Permesso per motivi umanitari escluso per mere e generiche condizioni di difficoltà
A cura della redazione

Il Ministero dell’interno, con la circolare 4/07/2018 prot. n. 8819, ha fornito alcune indicazioni alle Prefetture in merito alla trattazione delle richieste di permesso di soggiorno per motivi umanitari, sottolineando che questi non possono essere concessi sulla base di mere e generiche condizioni di difficoltà.
Il permesso di soggiorno per motivi umanitari, ai sensi dell’art. 5, c. 6 del T.U. immigrazione, viene concesso quando ricorrono seri motivi, in particolare di carattere umanitario o risultanti da obblighi costituzionali o internazionali dello Stato italiano.
La mancata indicazione precisa dei motivi che legittimano il rilascio di tale permesso, ha autorizzato le Commissioni, incaricate di valutare il riconoscimento della protezione internazionale, a concederlo per una vasta gamma di situazioni collegate, a titolo esemplificativo, allo stato di salute, alla maternità, alla minore età, al tragico vissuto personale, alle traversie affrontate nel viaggio verso l’Italia, alla permanenza prolungata in Libia.

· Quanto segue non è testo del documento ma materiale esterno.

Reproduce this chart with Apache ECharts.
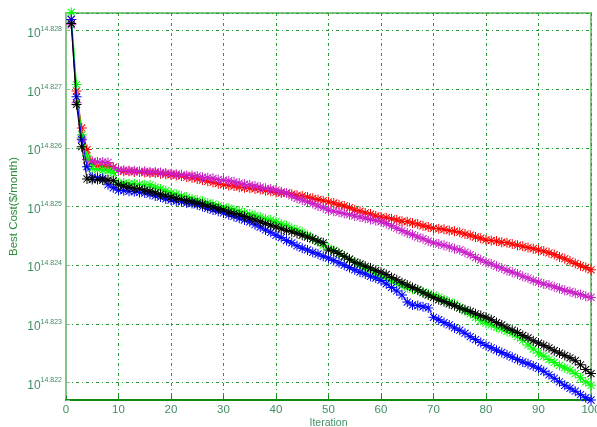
<!DOCTYPE html>
<html>
<head>
<meta charset="utf-8">
<script src="https://cdn.jsdelivr.net/npm/echarts@6/dist/echarts.min.js"></script>
<style>
  html, body { margin: 0; padding: 0; background: #fff; }
  #chart { width: 597px; height: 427px; }
</style>
</head>
<body>
<div id="chart"></div>
<script>
  // best cost per iteration, as log10 exponent (axis shows 10^x)
  var redCost = [14.82819,14.82697,14.82634,14.82597,14.82574,14.82569,14.82569,14.82568,14.82567,14.82562,
    14.82560,14.82560,14.82559,14.82559,14.82558,14.82557,14.82557,14.82556,14.82555,14.82554,
    14.82553,14.82552,14.82550,14.82549,14.82547,14.82545,14.82543,14.82541,14.82539,14.82537,
    14.82536,14.82535,14.82533,14.82532,14.82531,14.82530,14.82529,14.82527,14.82526,14.82524,
    14.82523,14.82523,14.82521,14.82519,14.82518,14.82516,14.82514,14.82512,14.82510,14.82508,
    14.82506,14.82503,14.82501,14.82498,14.82494,14.82492,14.82489,14.82487,14.82484,14.82482,
    14.82481,14.82479,14.82477,14.82475,14.82474,14.82472,14.82470,14.82467,14.82465,14.82463,
    14.82462,14.82461,14.82459,14.82458,14.82456,14.82453,14.82451,14.82448,14.82446,14.82443,
    14.82442,14.82441,14.82439,14.82438,14.82436,14.82434,14.82432,14.82430,14.82428,14.82426,
    14.82424,14.82421,14.82418,14.82414,14.82411,14.82407,14.82403,14.82399,14.82396,14.82392];
  var magentaCost = [14.82810,14.82677,14.82617,14.82580,14.82577,14.82576,14.82576,14.82575,14.82566,14.82562,
    14.82562,14.82561,14.82561,14.82560,14.82560,14.82559,14.82559,14.82558,14.82557,14.82556,
    14.82555,14.82554,14.82553,14.82553,14.82552,14.82550,14.82549,14.82548,14.82546,14.82545,
    14.82544,14.82542,14.82540,14.82538,14.82537,14.82535,14.82533,14.82531,14.82530,14.82528,
    14.82525,14.82523,14.82518,14.82514,14.82511,14.82508,14.82505,14.82501,14.82498,14.82494,
    14.82492,14.82490,14.82488,14.82486,14.82484,14.82482,14.82480,14.82478,14.82476,14.82474,
    14.82471,14.82467,14.82463,14.82459,14.82455,14.82452,14.82448,14.82445,14.82441,14.82438,
    14.82436,14.82434,14.82431,14.82428,14.82426,14.82422,14.82418,14.82413,14.82409,14.82405,
    14.82402,14.82398,14.82395,14.82391,14.82388,14.82385,14.82381,14.82378,14.82374,14.82371,
    14.82368,14.82366,14.82363,14.82360,14.82357,14.82355,14.82352,14.82350,14.82347,14.82345];
  var greenCost = [14.82831,14.82708,14.82622,14.82586,14.82565,14.82563,14.82562,14.82561,14.82558,14.82540,
    14.82540,14.82539,14.82539,14.82538,14.82537,14.82537,14.82533,14.82530,14.82527,14.82523,
    14.82521,14.82518,14.82516,14.82513,14.82511,14.82509,14.82506,14.82504,14.82501,14.82499,
    14.82497,14.82494,14.82492,14.82489,14.82487,14.82485,14.82482,14.82479,14.82477,14.82474,
    14.82470,14.82467,14.82463,14.82460,14.82456,14.82451,14.82445,14.82440,14.82434,14.82429,
    14.82425,14.82420,14.82415,14.82410,14.82405,14.82400,14.82395,14.82390,14.82385,14.82380,
    14.82377,14.82373,14.82369,14.82366,14.82362,14.82359,14.82357,14.82354,14.82351,14.82349,
    14.82345,14.82341,14.82337,14.82334,14.82328,14.82322,14.82317,14.82311,14.82306,14.82301,
    14.82298,14.82294,14.82291,14.82287,14.82284,14.82278,14.82272,14.82264,14.82257,14.82250,
    14.82245,14.82239,14.82234,14.82229,14.82225,14.82221,14.82215,14.82208,14.82201,14.82195];
  var blueCost = [14.82819,14.82687,14.82614,14.82568,14.82550,14.82549,14.82548,14.82537,14.82532,14.82528,
    14.82527,14.82526,14.82525,14.82524,14.82523,14.82521,14.82518,14.82516,14.82513,14.82511,
    14.82509,14.82508,14.82506,14.82505,14.82503,14.82500,14.82497,14.82494,14.82492,14.82489,
    14.82486,14.82483,14.82480,14.82477,14.82474,14.82469,14.82465,14.82460,14.82456,14.82451,
    14.82447,14.82442,14.82438,14.82433,14.82429,14.82426,14.82422,14.82419,14.82415,14.82412,
    14.82408,14.82404,14.82400,14.82396,14.82392,14.82388,14.82385,14.82381,14.82378,14.82374,
    14.82368,14.82362,14.82356,14.82349,14.82337,14.82332,14.82331,14.82329,14.82327,14.82311,
    14.82307,14.82302,14.82298,14.82293,14.82289,14.82284,14.82278,14.82273,14.82268,14.82263,
    14.82259,14.82255,14.82251,14.82247,14.82243,14.82239,14.82235,14.82232,14.82228,14.82224,
    14.82219,14.82213,14.82207,14.82201,14.82195,14.82190,14.82185,14.82179,14.82174,14.82170];
  var blackCost = [14.82812,14.82674,14.82602,14.82547,14.82546,14.82546,14.82545,14.82545,14.82544,14.82537,
    14.82535,14.82533,14.82531,14.82530,14.82528,14.82526,14.82523,14.82521,14.82518,14.82516,
    14.82514,14.82512,14.82510,14.82508,14.82506,14.82504,14.82501,14.82499,14.82496,14.82494,
    14.82491,14.82488,14.82486,14.82483,14.82480,14.82477,14.82474,14.82471,14.82468,14.82465,
    14.82462,14.82459,14.82457,14.82454,14.82451,14.82448,14.82445,14.82441,14.82438,14.82426,
    14.82424,14.82420,14.82415,14.82410,14.82405,14.82402,14.82398,14.82395,14.82391,14.82388,
    14.82384,14.82379,14.82375,14.82370,14.82366,14.82362,14.82358,14.82353,14.82349,14.82345,
    14.82341,14.82338,14.82334,14.82331,14.82327,14.82324,14.82321,14.82317,14.82314,14.82311,
    14.82307,14.82302,14.82298,14.82293,14.82289,14.82285,14.82280,14.82276,14.82271,14.82267,
    14.82263,14.82259,14.82254,14.82250,14.82246,14.82242,14.82237,14.82230,14.82222,14.82215];

  var seriesColors = ['#ff0000', '#c81ec8', '#00ff00', '#0000ff', '#000000'];
  var seriesData = [redCost, magentaCost, greenCost, blueCost, blackCost];

  var labelColor = '#3f8f63';
  var gridColor = '#2a9a35';
  // MATLAB style '*' marker
  var star = 'path://M9,0H11V20H9Z M0,9H20V11H0Z M2.2,3.6L3.6,2.2L17.8,16.4L16.4,17.8Z M16.4,2.2L17.8,3.6L3.6,17.8L2.2,16.4Z';

  var myChart = echarts.init(document.getElementById('chart'));

  var series = seriesData.map(function (arr, k) {
    return {
      type: 'line',
      data: arr.map(function (v, i) { return [i + 1, v]; }),
      symbol: star,
      symbolSize: 10,
      showAllSymbol: true,
      clip: false,
      lineStyle: { color: seriesColors[k], width: 1 },
      itemStyle: { color: seriesColors[k], borderWidth: 0 },
      emphasis: { disabled: true },
      z: 2 + k
    };
  });

  var option = {
    animation: false,
    grid: {
      left: 66, right: 6, top: 13, bottom: 27,
      outerBoundsMode: 'none',
      containLabel: false,
      show: true, borderColor: '#84c484', borderWidth: 2
    },
    xAxis: {
      type: 'value',
      min: 0, max: 100, interval: 10,
      name: 'Iteration',
      nameLocation: 'middle',
      nameGap: 18,
      nameMoveOverlap: false,
      nameTextStyle: { color: labelColor, fontSize: 10.5, fontFamily: 'Liberation Sans', verticalAlign: 'top' },
      axisLine: { lineStyle: { color: '#108a10', width: 2 } },
      axisTick: { inside: true, length: 4, lineStyle: { color: '#108a10' } },
      axisLabel: { color: labelColor, fontSize: 11.5, margin: 4, fontFamily: 'Liberation Sans' },
      splitLine: { lineStyle: { color: gridColor, type: [3, 3, 1, 3], width: 1 } }
    },
    yAxis: {
      type: 'value',
      min: 14.8217, max: 14.8283,
      name: 'Best Cost($/month)',
      nameLocation: 'middle',
      nameGap: 46,
      nameMoveOverlap: false,
      nameTextStyle: { color: '#2e8e3a', fontSize: 11.5, fontFamily: 'Liberation Sans' },
      axisLine: { lineStyle: { color: '#84c484', width: 2 } },
      axisTick: { inside: true, length: 4, lineStyle: { color: '#84c484' } },
      axisLabel: {
        margin: 4,
        formatter: function (v) {
          var k = Math.round(v * 1000);
          if (Math.abs(v * 1000 - k) > 1e-4) return '';
          return '{b|10}{e|' + (k / 1000).toFixed(3) + '}';
        },
        rich: {
          b: { color: labelColor, fontSize: 12, fontFamily: 'Liberation Sans', padding: [6, 0, 0, 0] },
          e: { color: labelColor, fontSize: 7, fontFamily: 'Liberation Sans', padding: [0, 0, 4, 0] }
        }
      },
      splitLine: { lineStyle: { color: gridColor, type: [3, 3, 1, 3], width: 1 } }
    },
    series: series
  };
  myChart.setOption(option);
</script>
</body>
</html>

Si è così arrivati a snaturare il permesso di soggiorno per motivi umanitari, fino a considerarlo uno strumento premiale dell’integrazione.
Questo modo di operare delle Commissioni ha incrementato notevolmente il numero dei permessi di soggiorno per motivi umanitari, la cui durata inizialmente è di due anni, ma di fatto generalmente vengono rinnovati in assenza di controindicazioni soggettive, in via automatica e senza il pur previsto riesame dei presupposti da parte delle Commissioni.

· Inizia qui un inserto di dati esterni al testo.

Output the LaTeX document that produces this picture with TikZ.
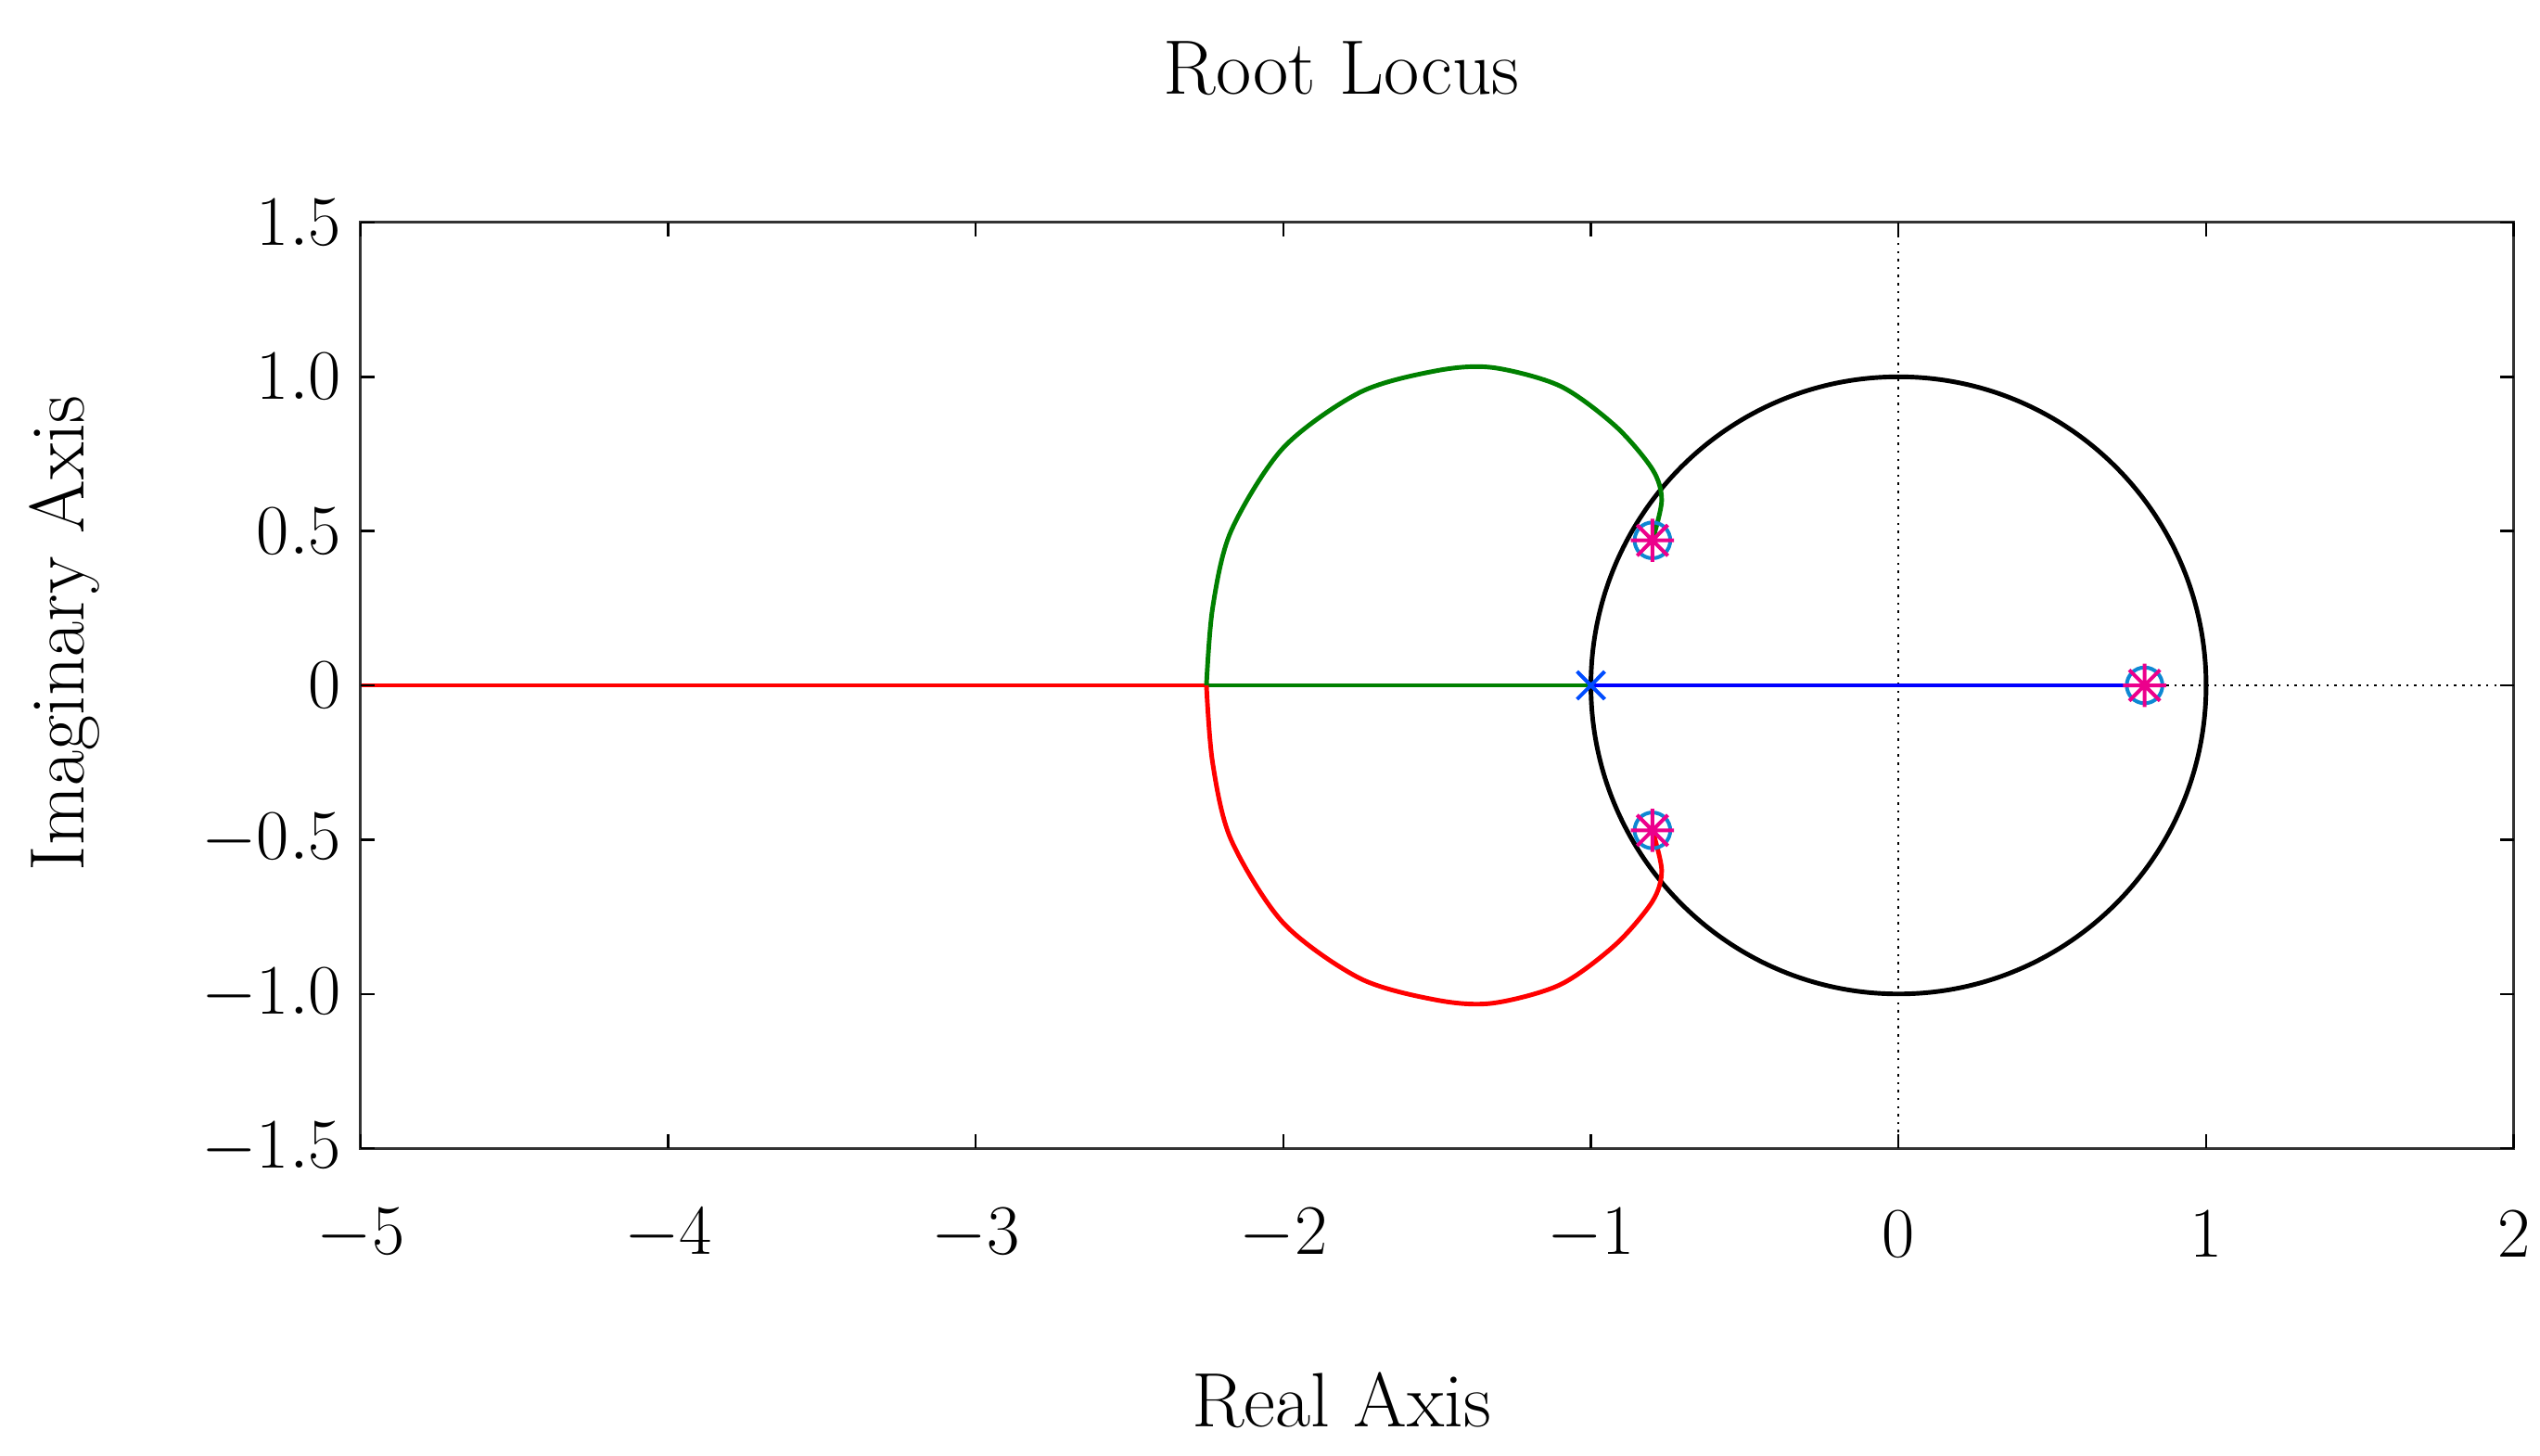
\documentclass[tikz,border=0pt]{standalone}
\usetikzlibrary{plotmarks}
\tikzset{lbl/.style={font=\fontsize{25}{29}\selectfont},
 ttl/.style={font=\fontsize{27}{31}\selectfont},
 locus/.style={line width=1.6pt},
 mk/.style={line width=1.3pt}}
\begin{document}
\begin{tikzpicture}
\useasboundingbox (0,0) rectangle (31.28,17.92);
\node[ttl] (title) at (16.52,17.08) {Root Locus};
\node[ttl] (xl) at (16.52,0.68) {Real Axis};
\node[ttl,rotate=90] (yl) at (0.8,10.12) {Imaginary Axis};
\begin{scope}[shift={(23.38,9.48)},x=3.788cm,y=3.8cm]
\draw[dotted,line width=0.8pt] (0,-1.5) -- (0,1.5);
\draw[dotted,line width=0.8pt] (-5,0) -- (2,0);
\draw[locus,black] (0,0) circle[x radius=1,y radius=1];
\draw[locus,red] (-5,0) -- (-2.25,0);
\draw[locus,green!50!black] (-2.25,0) -- (-1,0);
\draw[locus,blue] (-1,0) -- (0.8,0);
\draw[locus,green!50!black] plot[smooth] coordinates {(-2.25,0) (-2.23,0.25) (-2.17,0.5) (-2.0,0.77) (-1.75,0.95) (-1.5,1.02) (-1.32,1.03) (-1.1,0.97) (-0.92,0.84) (-0.8,0.7) (-0.77,0.6) (-0.8,0.47)};
\draw[locus,red] plot[smooth] coordinates {(-2.25,0) (-2.23,-0.25) (-2.17,-0.5) (-2.0,-0.77) (-1.75,-0.95) (-1.5,-1.02) (-1.32,-1.03) (-1.1,-0.97) (-0.92,-0.84) (-0.8,-0.7) (-0.77,-0.6) (-0.8,-0.47)};
\foreach \p in {(-0.8,0.47),(-0.8,-0.47),(0.8,0)}{
 \draw[mk,cyan!70!blue] \p circle (0.058);
 \draw[mk,magenta] \p ++(-0.07,0) -- ++(0.14,0) \p ++(0,-0.07) -- ++(0,0.14)
   \p ++(-0.05,-0.05) -- ++(0.1,0.1) \p ++(-0.05,0.05) -- ++(0.1,-0.1);
}
\draw[mk,blue!70!cyan] (-1,0) ++(-0.045,-0.045) -- ++(0.09,0.09) (-1,0) ++(-0.045,0.045) -- ++(0.09,-0.09);
\draw[line width=1pt,black!80] (-5,-1.5) rectangle (2,1.5);
\foreach \x/\t in {-5/$-5$,-4/$-4$,-3/$-3$,-2/$-2$,-1/$-1$,0/$0$,1/$1$,2/$2$}{
 \draw[line width=0.8pt] (\x,-1.5) -- ++(0,0.045) (\x,1.5) -- ++(0,-0.045);
 \node[lbl] (tx\x) at (\x,-1.78) {\t};}
\foreach \y/\t in {-1.5/$-1.5$,-1/$-1.0$,-0.5/$-0.5$,0/$0$,0.5/$0.5$,1/$1.0$,1.5/$1.5$}{
 \draw[line width=0.8pt] (-5,\y) -- ++(0.045,0) (2,\y) -- ++(-0.045,0);
 \node[lbl,anchor=east] (ty\y) at (-5.03,\y) {\t};}
\end{scope}
\end{tikzpicture}
\end{document}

Per ridurre la concessione di tali permessi, il Ministero dell’interno ha invitato i Collegi incaricati del riconoscimento del diritto di asilo ad effettuare un rigoroso esame delle circostanze degli di tutela.
A tal fine ha richiamato la più recente giurisprudenza (Cass. 4455/2018) secondo cui i seri motivi previsti dalla normativa a base del permesso di soggiorno per motivi umanitari sono tipizzati dalla ratio di tutelare situazioni di vulnerabilità, calate in concreto, nella complessiva condizione del richiedente, emergente sia da indici soggettivi che oggettivi, laddove questi ultimi sono riferibili alle condizioni di partenza di privazione o violazione dei diritti umani nel Paese di origine, ritendo, in tal modo, che nessuna singola circostanza possa di per sé, in via esclusiva, costituire il presupposto per l’attribuzione del beneficio.
Invero l’accreditamento della situazione oggettiva del Paese di origine e della condizione soggettiva del richiedente in quel contesto, alla luce della peculiarità della sua vicenda personale, costituiscono il punto di partenza ineludibile dell’accertamento da compiere.
In conclusione, secondo la circolare, sono questi i parametri ai quali va necessariamente ancorata ogni valutazione, così come per il riconoscimento della protezione internazionale, non potendo la stessa essere limitata ad una mera constatazione di criticità benchè evidenti e circostanziate.